PROVIDED RECORDS.
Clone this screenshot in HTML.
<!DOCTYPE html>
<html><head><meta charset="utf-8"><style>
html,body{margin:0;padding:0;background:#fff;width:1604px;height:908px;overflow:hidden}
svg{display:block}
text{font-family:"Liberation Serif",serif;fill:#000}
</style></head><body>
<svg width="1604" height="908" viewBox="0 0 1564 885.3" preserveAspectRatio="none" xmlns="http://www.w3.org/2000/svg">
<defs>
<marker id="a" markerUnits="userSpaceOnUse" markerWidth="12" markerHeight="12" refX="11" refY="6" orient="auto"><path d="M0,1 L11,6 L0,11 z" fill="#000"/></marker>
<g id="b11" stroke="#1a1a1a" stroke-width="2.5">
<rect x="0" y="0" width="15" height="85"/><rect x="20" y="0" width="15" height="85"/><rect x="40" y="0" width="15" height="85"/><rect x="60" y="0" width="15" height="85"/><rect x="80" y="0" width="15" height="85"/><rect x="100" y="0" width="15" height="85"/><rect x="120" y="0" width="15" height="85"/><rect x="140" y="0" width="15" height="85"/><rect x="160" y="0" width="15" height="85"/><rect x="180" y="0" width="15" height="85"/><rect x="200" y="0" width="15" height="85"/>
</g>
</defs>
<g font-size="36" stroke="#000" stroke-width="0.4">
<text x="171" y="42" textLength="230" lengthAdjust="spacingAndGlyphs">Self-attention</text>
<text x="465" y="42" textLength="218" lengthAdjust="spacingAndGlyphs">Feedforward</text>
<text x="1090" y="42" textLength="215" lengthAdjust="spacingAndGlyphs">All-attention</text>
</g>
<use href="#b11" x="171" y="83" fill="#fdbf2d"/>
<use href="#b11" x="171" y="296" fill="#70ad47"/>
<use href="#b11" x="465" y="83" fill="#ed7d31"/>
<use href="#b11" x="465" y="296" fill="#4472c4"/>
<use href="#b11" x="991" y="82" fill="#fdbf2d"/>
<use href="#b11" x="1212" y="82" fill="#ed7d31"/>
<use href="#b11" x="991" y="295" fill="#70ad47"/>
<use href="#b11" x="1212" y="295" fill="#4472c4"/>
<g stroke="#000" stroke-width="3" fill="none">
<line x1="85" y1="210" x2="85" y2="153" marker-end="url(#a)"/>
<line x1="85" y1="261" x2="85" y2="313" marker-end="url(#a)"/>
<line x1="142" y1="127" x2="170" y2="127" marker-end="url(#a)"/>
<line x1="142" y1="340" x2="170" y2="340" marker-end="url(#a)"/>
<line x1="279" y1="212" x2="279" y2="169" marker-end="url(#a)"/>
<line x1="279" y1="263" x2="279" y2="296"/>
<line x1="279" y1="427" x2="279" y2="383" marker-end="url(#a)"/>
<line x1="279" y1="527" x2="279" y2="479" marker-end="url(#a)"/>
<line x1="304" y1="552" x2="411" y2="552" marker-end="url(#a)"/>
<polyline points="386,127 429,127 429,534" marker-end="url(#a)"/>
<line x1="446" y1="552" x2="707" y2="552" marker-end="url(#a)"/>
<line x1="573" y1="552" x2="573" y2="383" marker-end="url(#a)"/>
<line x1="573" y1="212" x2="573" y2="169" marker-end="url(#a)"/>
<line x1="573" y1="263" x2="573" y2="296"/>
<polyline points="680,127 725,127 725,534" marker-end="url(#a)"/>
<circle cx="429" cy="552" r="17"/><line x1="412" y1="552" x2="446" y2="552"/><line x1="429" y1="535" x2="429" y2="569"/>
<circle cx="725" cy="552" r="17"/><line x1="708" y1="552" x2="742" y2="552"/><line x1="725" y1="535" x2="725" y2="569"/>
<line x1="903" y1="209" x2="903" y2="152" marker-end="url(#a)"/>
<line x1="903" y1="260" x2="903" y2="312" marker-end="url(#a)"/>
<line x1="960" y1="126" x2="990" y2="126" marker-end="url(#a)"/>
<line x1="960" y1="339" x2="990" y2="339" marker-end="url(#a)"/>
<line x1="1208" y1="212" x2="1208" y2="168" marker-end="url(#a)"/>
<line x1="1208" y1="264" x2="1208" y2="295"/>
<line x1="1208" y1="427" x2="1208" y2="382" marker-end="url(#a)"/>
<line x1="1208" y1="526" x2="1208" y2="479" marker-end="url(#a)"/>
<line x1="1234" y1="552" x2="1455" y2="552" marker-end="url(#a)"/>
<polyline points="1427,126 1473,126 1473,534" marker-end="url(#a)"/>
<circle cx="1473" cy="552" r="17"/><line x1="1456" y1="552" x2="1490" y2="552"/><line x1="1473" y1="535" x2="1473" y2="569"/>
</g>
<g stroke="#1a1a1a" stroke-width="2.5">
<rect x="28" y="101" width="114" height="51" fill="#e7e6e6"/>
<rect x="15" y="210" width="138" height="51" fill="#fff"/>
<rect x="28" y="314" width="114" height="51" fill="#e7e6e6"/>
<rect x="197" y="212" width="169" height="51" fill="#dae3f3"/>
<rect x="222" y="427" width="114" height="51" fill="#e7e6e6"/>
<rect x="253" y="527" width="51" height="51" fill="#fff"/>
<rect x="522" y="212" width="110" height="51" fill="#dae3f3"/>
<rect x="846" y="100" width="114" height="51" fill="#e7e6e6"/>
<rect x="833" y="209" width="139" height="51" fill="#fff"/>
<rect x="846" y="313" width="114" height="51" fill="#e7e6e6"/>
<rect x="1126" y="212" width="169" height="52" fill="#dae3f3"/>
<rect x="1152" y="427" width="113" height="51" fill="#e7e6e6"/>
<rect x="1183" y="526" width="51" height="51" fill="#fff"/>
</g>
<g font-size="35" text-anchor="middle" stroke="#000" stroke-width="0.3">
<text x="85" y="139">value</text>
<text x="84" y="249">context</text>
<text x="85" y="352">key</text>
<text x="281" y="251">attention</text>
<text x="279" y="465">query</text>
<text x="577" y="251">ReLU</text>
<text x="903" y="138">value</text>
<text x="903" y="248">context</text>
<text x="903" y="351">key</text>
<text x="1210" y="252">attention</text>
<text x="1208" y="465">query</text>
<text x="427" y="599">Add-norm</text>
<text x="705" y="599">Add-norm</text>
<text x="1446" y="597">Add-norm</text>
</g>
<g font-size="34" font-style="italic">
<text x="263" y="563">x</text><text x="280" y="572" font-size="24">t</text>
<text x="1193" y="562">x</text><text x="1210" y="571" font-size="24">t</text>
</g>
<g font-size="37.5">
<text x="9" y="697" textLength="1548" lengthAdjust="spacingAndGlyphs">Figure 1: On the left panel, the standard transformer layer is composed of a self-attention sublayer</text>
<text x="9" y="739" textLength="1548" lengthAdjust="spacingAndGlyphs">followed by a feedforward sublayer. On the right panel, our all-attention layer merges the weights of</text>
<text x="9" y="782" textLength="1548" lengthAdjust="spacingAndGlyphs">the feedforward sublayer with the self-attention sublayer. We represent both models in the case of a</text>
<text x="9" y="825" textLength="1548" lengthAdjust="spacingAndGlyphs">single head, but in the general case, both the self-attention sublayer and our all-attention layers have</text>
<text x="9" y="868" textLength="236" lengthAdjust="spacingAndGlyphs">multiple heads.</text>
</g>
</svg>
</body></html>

--

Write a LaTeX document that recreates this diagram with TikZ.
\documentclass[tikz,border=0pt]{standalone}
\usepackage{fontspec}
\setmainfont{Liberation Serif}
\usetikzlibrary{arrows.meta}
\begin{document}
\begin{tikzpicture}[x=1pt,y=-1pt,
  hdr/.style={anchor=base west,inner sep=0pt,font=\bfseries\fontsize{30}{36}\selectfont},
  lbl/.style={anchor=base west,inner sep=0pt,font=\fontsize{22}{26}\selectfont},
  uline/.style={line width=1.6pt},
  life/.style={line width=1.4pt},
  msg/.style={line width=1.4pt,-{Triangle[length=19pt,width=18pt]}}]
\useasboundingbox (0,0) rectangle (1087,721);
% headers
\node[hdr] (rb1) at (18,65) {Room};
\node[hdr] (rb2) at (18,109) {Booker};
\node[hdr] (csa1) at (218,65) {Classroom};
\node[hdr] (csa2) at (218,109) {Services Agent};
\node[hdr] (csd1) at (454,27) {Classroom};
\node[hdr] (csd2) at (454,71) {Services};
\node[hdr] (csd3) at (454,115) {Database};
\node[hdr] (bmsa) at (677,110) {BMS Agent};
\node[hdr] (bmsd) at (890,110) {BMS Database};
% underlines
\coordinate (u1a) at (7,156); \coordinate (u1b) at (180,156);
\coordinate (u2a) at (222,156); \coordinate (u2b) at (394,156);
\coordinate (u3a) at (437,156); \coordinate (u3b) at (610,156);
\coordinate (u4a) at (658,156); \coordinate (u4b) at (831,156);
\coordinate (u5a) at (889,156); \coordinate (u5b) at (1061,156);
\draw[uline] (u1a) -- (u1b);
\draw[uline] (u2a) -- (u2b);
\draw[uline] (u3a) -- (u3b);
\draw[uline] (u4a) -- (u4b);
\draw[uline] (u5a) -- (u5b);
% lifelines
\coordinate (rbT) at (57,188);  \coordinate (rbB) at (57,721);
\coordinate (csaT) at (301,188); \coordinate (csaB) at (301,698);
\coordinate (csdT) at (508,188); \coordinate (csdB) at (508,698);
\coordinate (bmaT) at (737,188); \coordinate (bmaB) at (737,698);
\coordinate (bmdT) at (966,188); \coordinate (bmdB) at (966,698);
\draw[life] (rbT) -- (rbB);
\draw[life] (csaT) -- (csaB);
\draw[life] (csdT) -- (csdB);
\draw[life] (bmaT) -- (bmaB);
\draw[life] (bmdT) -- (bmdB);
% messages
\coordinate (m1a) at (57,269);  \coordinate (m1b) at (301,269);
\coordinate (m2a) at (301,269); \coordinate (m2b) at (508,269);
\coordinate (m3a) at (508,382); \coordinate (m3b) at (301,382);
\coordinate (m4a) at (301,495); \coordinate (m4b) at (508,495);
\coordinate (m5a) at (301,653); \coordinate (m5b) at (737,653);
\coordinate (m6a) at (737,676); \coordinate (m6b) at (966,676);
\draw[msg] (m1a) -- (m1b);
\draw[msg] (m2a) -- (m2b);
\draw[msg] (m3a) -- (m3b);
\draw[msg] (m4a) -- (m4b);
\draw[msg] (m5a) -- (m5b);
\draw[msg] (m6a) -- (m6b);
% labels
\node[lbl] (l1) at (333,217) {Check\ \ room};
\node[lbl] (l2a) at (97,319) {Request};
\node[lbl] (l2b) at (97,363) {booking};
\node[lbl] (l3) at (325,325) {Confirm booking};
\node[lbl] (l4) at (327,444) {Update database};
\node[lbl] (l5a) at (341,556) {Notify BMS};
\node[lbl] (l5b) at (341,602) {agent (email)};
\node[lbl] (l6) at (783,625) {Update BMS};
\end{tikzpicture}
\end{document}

==

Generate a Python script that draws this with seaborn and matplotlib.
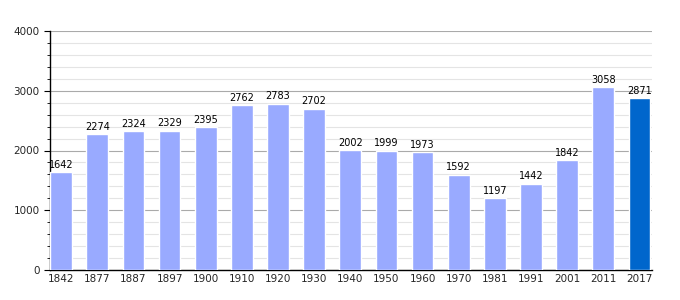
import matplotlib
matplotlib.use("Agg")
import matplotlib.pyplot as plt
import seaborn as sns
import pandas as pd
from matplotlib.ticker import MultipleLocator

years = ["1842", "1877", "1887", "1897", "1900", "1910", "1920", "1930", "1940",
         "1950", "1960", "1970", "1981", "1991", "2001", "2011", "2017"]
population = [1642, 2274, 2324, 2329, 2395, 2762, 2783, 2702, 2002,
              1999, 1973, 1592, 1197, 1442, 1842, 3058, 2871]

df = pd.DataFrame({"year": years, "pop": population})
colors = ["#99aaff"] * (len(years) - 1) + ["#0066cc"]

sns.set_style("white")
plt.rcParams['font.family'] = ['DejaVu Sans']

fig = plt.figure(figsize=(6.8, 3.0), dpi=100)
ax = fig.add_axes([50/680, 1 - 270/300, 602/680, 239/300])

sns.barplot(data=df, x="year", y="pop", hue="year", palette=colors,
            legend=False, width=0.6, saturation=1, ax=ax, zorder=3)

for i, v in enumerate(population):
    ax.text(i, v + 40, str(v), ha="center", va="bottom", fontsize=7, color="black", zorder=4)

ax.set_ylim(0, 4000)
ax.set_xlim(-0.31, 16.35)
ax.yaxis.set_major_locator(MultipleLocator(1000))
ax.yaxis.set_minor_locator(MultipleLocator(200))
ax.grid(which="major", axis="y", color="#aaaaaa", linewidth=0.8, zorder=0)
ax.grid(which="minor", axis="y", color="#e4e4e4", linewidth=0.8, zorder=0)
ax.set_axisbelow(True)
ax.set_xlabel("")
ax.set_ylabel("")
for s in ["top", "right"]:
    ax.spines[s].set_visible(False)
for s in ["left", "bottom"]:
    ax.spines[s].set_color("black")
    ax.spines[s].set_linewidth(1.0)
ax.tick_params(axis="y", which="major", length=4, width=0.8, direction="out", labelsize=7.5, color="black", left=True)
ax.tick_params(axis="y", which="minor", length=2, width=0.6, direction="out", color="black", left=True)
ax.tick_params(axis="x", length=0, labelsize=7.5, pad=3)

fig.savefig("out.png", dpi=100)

CHALLENGE. Leave out the pictures and quote exactly the lines from the one where "Generate a Python" appears to the one where "legend=False, width=0.6, saturation=1, ax=ax, zorder=3)" appears, both ends counted.

EXERCISE OUTPUT.
Generate a Python script that draws this with seaborn and matplotlib.
import matplotlib
matplotlib.use("Agg")
import matplotlib.pyplot as plt
import seaborn as sns
import pandas as pd
from matplotlib.ticker import MultipleLocator

years = ["1842", "1877", "1887", "1897", "1900", "1910", "1920", "1930", "1940",
         "1950", "1960", "1970", "1981", "1991", "2001", "2011", "2017"]
population = [1642, 2274, 2324, 2329, 2395, 2762, 2783, 2702, 2002,
              1999, 1973, 1592, 1197, 1442, 1842, 3058, 2871]

df = pd.DataFrame({"year": years, "pop": population})
colors = ["#99aaff"] * (len(years) - 1) + ["#0066cc"]

sns.set_style("white")
plt.rcParams['font.family'] = ['DejaVu Sans']

fig = plt.figure(figsize=(6.8, 3.0), dpi=100)
ax = fig.add_axes([50/680, 1 - 270/300, 602/680, 239/300])

sns.barplot(data=df, x="year", y="pop", hue="year", palette=colors,
            legend=False, width=0.6, saturation=1, ax=ax, zorder=3)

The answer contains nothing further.